A Note to Energy Secretary Steven Chu

David Gordon Wilson

This is a note from an academic colleague with something in common with you: we are both fascinated by what science and engineering could do to improve the world, while also realizing that environmental/energy policy has a vital role. Reviews of your distinguished career have stated that you believe that a tax on gasoline or fossil fuels in general or on carbon emissions could be necessary. My students and I at MIT have been working on these aspects for many years, and we want to steer you in a slightly different direction – but one with dramatically better consequences.

The problem is that taxes of this type have at least three major disadvantages. They are regressive, hurting poor people more than the rich; they are inflationary, because they increase the price of almost everything that makes up the cost-of-living index; and they put huge sums at the disposal of Congress and the administration to squander on "bridges to nowhere" and similar boondoggles.

Please consider a way to achieve the same objectives with no government interference, with the minimum of government expenditure, and with huge benefits elsewhere. We need to give everyone strong incentives to reduce consumption of fossil fuels and emissions of pollutants. All three of the disadvantages cited above can be avoided by the following. Appropriate fees that increase quarterly should be charged for measurable emissions and for purchasing fossil fuels.

For instance, gas could be increased by 25 cents per gallon every three months. The fee monies should be immediately deposited in an impregnable trust fund. At the end of every month the fund should be reduced to zero by dividing the total sum by the number of legal adult citizens (perhaps age 17 and over) in the country, and by depositing the resulting precisely equal amounts in the bank accounts of every such citizen, rich and poor.

(Everyone would be required to have a bank account. The banking industry would be delighted.) Thus the poor would get back more than their additional spending even if they did not change their way of life because consumption of almost everything, and the associated fees, increase with income, whereas the amount rebated is the same for all.

Everyone, rich and poor, and businesses of every size, would have increasingly strong incentives to reduce emissions and the use of fossil fuels, and to develop alternatives.

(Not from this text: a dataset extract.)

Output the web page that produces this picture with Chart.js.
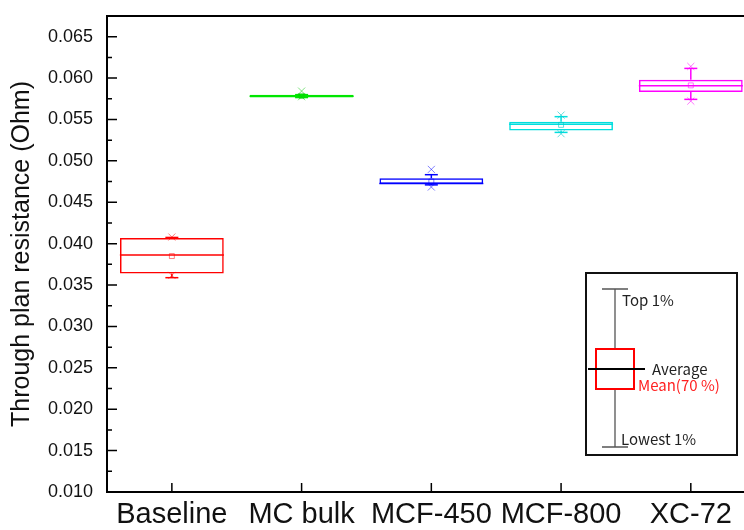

As the purchase price of oil and coal gradually rose, other technologies would become attractive for industry to produce and for consumers to purchase. The calculation of the cost-of-living (COL) index should be required to include (as reductions in the COL) the amounts returned to consumers in addition to the increased costs of anything involving emissions and the use of fossil fuel.

We would thus have a policy that is fair to rich and poor (that in fact would serve to ameliorate the appalling disparity in tax treatment of the past years); that would give strong incentives to the formation of new enterprises and to increasing employment; that would reduce emissions and the use of fossil fuels in an optimum, speedy, way; that does not involve taxes (because the government would receive no funds from the fees), and in addition would have strong disincentives to illegal immigration (because “illegals” would have to pay the higher prices but would not get the rebate). It would cost the government very little to introduce and manage (the prevention of cheating and the prosecution of violators would be the principal requirements). A "white paper" on the steps needed is included on the Website: lessgovletsgo.org.

We know that despite FDR’s valiant efforts to stop the Great Depression, it was in fact ended precipitously by the Japanese attack on Pearl Harbor and the resulting declarations of war. If you put into place the policies recommended above, you would be declaring war on global warming, and could stop our present depression. And the U.S. would again emerge victorious, as the green leader among nations.

Please give it your blessing and campaign to get it adopted by your colleagues in the Obama administration. Point out that otherwise we are condemned to repeat the experience of the 1970s when the price of oil first rose, and all kinds of green enterprises were started, and then the price collapsed. All these innovative companies went out of business and their employees were dumped. We cannot let that happen again.

We are looking forward to your role in the country’s future.